L'arte è da sempre stato oggetto di profonde riflessioni filosofiche. Da Platone in poi, moltissimi filosofi si sono cimentati nel tentativo di definirne limiti e possibilità, prospettive e innovazioni. Di base, sono due gli approcci principali: l'estetica e la filosofia dell'arte. Per quanto possano essere confuse data la vicinanza dell'oggetto di studio, differiscono sostanzialmente tanto nel modo di indagine quanto nel contenuto stesso delle loro interrogazioni. L'estetica, difatti, è più ampia rispetto alla filosofia dell'arte: include al proprio interno sia l'arte, sia il naturale. Secondariamente, l'estetica si occupa del sentimento al cospetto dell'oggetto artistico o naturale e alla bellezza che da esso promana. In poche parole, essa è una forma di conoscenza, inferiore a quella scientifica, ma che comunque non è meno universale (basti pensare alla problematica della oggettività della bellezza). Per filosofia dell'arte, invece, si intende l'individuazione di condizioni necessarie e sufficienti che fanno si che quel dato oggetto X sia un'opera d'arte. Detto più semplicemente, si fa astrazione da ogni nostro sentimento, si trascende la problematica del bello (un'opera d'arte può essere - perché no? - brutta) per cercare di delineare un "codice genetico" dell'opera d'arte in quanto tale.
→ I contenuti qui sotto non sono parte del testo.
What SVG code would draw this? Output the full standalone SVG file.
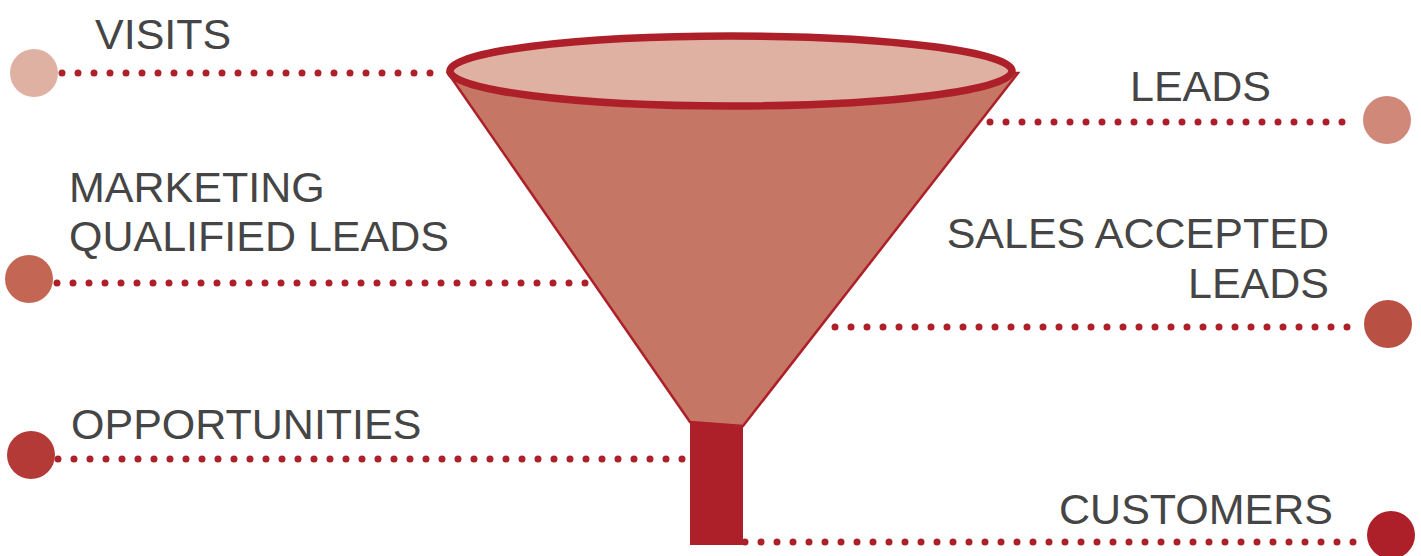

La proposta di Danto risulta particolarmente efficace, almeno per l'attenzione alla problematica, come ben emerge dalla citazione di partenza. Opera d'arte è ciò che soddisfa alcune determinate condizioni (come, per esempio, il cosiddetto embodied meaning, ovvero il "significato incorporato", l'aboutness, traducibile con l'espressione essere-a-proposito-di e l'essere frutto di un processo interpretativo) che possono e che devono essere individuate dal filosofo. In poche parole, all'arte inerirebbero elementi fondamentali che, in loro assenza, muterebbero lo statuto ontologico stesso dell'oggetto. Per questo si intende superata la cosiddetta teoria istituzionale dell'arte (arte è ciò che è detto essere arte dal mondo dell'arte nelle sue istituzioni, musei e gallerie, e nei suoi operatori, curatori di mostre, critici, galleristi): l'arte è in fondo un universale e ci può essere scienza solo dell'universale.